Product Description
Frontier Meets Pacific
”西部の開拓前線が西海岸まで到達し、もはやフロンティアとよべる地域を国内に見出すことはできない”。1890年のUSセンサスは合衆国の歴史がひとつの大きな節目を迎えたことを告げた。しかしフロンティアは消え去ってしまったことで逆にアメリカ人の起源というフィクションの舞台として神話化された。荒野を駆け抜けたカーボーイやアウトローたちは現実の世界での行き場所を失った替わりに、アメリカ人気質を表象するシンボルに祭り上げられていった。このとき、現実の世界で、消失したフロンティアに替わって出現したのは国内市場の重要な担い手としての中西部、西部だった。中西部に出現した酪農地域、東部海岸地域に発達していた工業地帯、そして南部では黒人が奴隷解放の名のもとにプランテーションを追われ、困窮の中さまよっていた。
Chicago Bound
アメリカの中北部、ミシガン湖の南西岸に位置するシカゴは、東部と西部、南部と北部、生産地と消費地を繋ぐ集積地・中継地としての地勢的利点をそなえていた。鉄道網、運河航路が放射状に発達し、胎動する国民経済をつなぐ血脈のごとく19世紀後半から20世紀前半にかけて各地の経済・産業を連結してゆく。やがて流通・交通のハブとしてだけでなく、食品加工・鉱工業・製造業、金融など、商工業の中心地に発展しいく。さらに、大都市となったシカゴはモノ・カネだけでなくヒトも呼びよた。東欧南欧からの移民、デルタをあとにして北上する黒人達、大都市に巣食い暗躍するマフィア、そして彼らが開花させた大衆音楽・芸術・文化。NYに次ぐ巨大都市となったシカゴは20世紀前半のアメリカのダイナミズムそのもののような存在だった。
Bell 1946
そんな1946年のシカゴで小さな電気部品の会社が創業する。その会社は創業者フランクベレックの名をとってベルと名付けられた。ベレックは生産設備に電力・電機を利用した設備・デバイスが急速に普及しているにもかかわらず、防水防塵の不備から漏電や腐食による故障や感電事故が多いことに目をつけ、No Shockというブランド名でアメリカで初めての防水・防塵電気部品の製造と販売を始めた。当時シカゴには電気機械の製造業も集中していたが防水パーツに特化したメーカは他になく、No Shockは大ヒットとなった。Bellブランドは防水製品のトップブランドとして広く知られることになり、その結果アメリカでは防水の電源ボックス一般をBELL BOXと呼ぶようになった( ホチキスやポストイットと並ぶ一般名詞として定着した)。

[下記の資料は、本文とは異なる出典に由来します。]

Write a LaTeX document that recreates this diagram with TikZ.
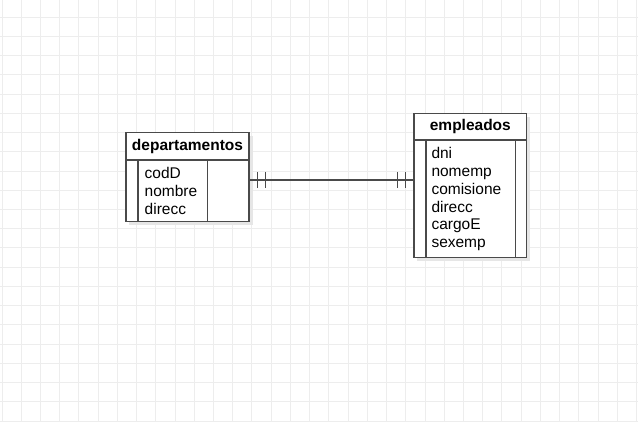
\documentclass[tikz,border=0pt]{standalone}
\usepackage{fontspec}
\setmainfont{Liberation Sans}
\definecolor{gridc}{HTML}{EDEDED}
\definecolor{edgec}{HTML}{4A4A4A}
\definecolor{shadowc}{HTML}{E6E6E6}
\begin{document}
\begin{tikzpicture}[x=1pt,y=-1pt,
  gridline/.style={draw=gridc,line width=1pt},
  tbl/.style={draw=edgec,line width=1.2pt,fill=white,inner sep=0pt,
    drop shadow/.style={}},
  tblshadow/.style={fill=shadowc,draw=none},
  sep/.style={draw=edgec,line width=1.2pt},
  hdr/.style={font=\fontsize{15.5}{17.7}\selectfont\bfseries,inner sep=0pt},
  fields/.style={font=\fontsize{15.5}{17.7}\selectfont,align=left,inner sep=0pt,anchor=west},
  rel/.style={draw=edgec,line width=1.2pt},
]
\useasboundingbox (0,0) rectangle (638,421);
\fill[white] (0,0) rectangle (638,421);
% grid
\foreach \i in {0,...,33} {\draw[gridline] ({2+19.23*\i},0) -- ({2+19.23*\i},421);}
\foreach \j in {0,...,21} {\draw[gridline] (0,{17.2+19.23*\j}) -- (638,{17.2+19.23*\j});}

% departamentos
\fill[tblshadow] (129,136) rectangle (253,225);
\node[tbl,minimum width=123,minimum height=89] (dep) at (187.5,177.2) {};
\draw[sep] (126,160) -- (249,160);
\draw[sep] (138,160) -- (138,221.7);
\draw[sep] (207.7,160) -- (207.7,221.7);
\node[hdr] (deph) at (187.5,146.3) {departamentos};
\node[fields] (depf) at (144.5,191) {codD\\nombre\\direcc};

% empleados
\fill[tblshadow] (417,116.5) rectangle (530,260.5);
\node[tbl,minimum width=112.7,minimum height=144] (emp) at (470.35,185.3) {};
\draw[sep] (414,140) -- (526.7,140);
\draw[sep] (426,140) -- (426,257.3);
\draw[sep] (515.7,140) -- (515.7,257.3);
\node[hdr] (emph) at (470.35,126.7) {empleados};
\node[fields] (empf) at (431.3,199.2) {dni\\nomemp\\comisione\\direcc\\cargoE\\sexemp};

% relationship
\coordinate (a) at (dep.east |- 0,180);
\coordinate (b) at (emp.west |- 0,180);
\draw[rel] (a) -- (b);
\draw[rel] ([xshift=8]a) ++(0,-8) -- ++(0,16);
\draw[rel] ([xshift=16]a) ++(0,-8) -- ++(0,16);
\draw[rel] ([xshift=-8]b) ++(0,-8) -- ++(0,16);
\draw[rel] ([xshift=-16]b) ++(0,-8) -- ++(0,16);
\end{tikzpicture}
\end{document}
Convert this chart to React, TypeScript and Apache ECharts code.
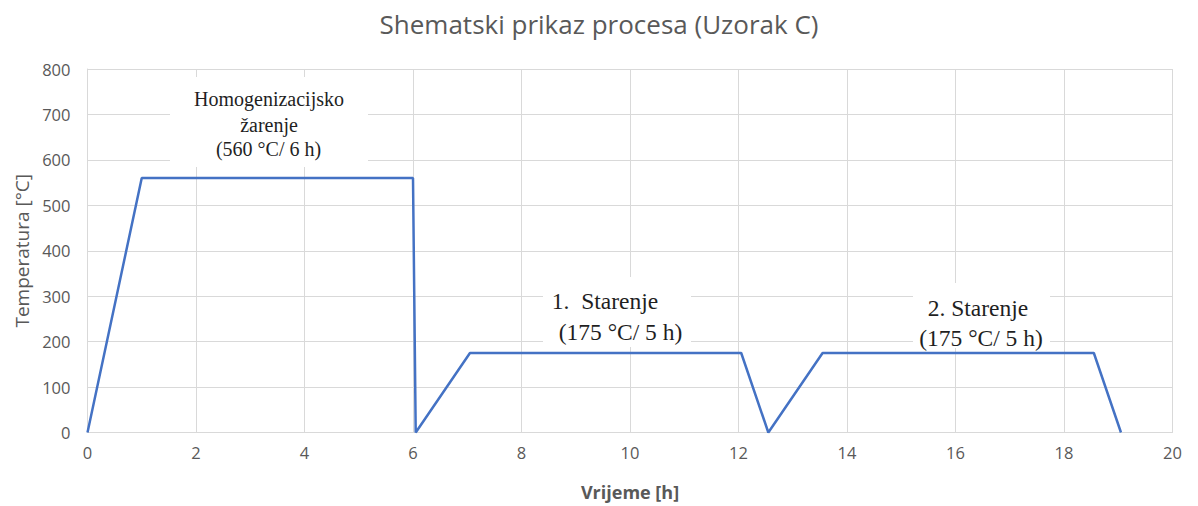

Touch of Chicago Mid-Century Industrial
工業製品のデザイン変更が頻繁に行われる日本の常識からすると考えられないことだが、1940年代に発売されたNo Shok以来、BELLの電源ボックスは基本設計を変えることなく今日まで、現在でも製造・販売されている。大げさで古臭いリブ形状と、戦前の劇場看板のようなBELLのロゴ、そしてこの無骨なマシングレーの塗装。シカゴが最も輝いていた時代、そしてアメリカが世界の工場だったころの古き良きインダストリアルデザインがこんなちょっとした電気パーツにまで封じ込められ、しかも現在まで脈々と生き残ってきたことに感動せずにはいられない。一部のコレクター向けの復刻販売ではないし、レトロっぽくデザインしたわざとらしい新製品でもない。そのまま生産されつづけ、意図せずして選ばれ続け、使われ続けてきたという事実がいちばんクールで、かつ簡単にはマネできないところでもある。フロンティアだとかカウボーイなんかよりも、そういうところにこそ無意識のうちに共有・伝承されている国民に共通の感性・価値観すなわち文化のようなものが現れるものだから。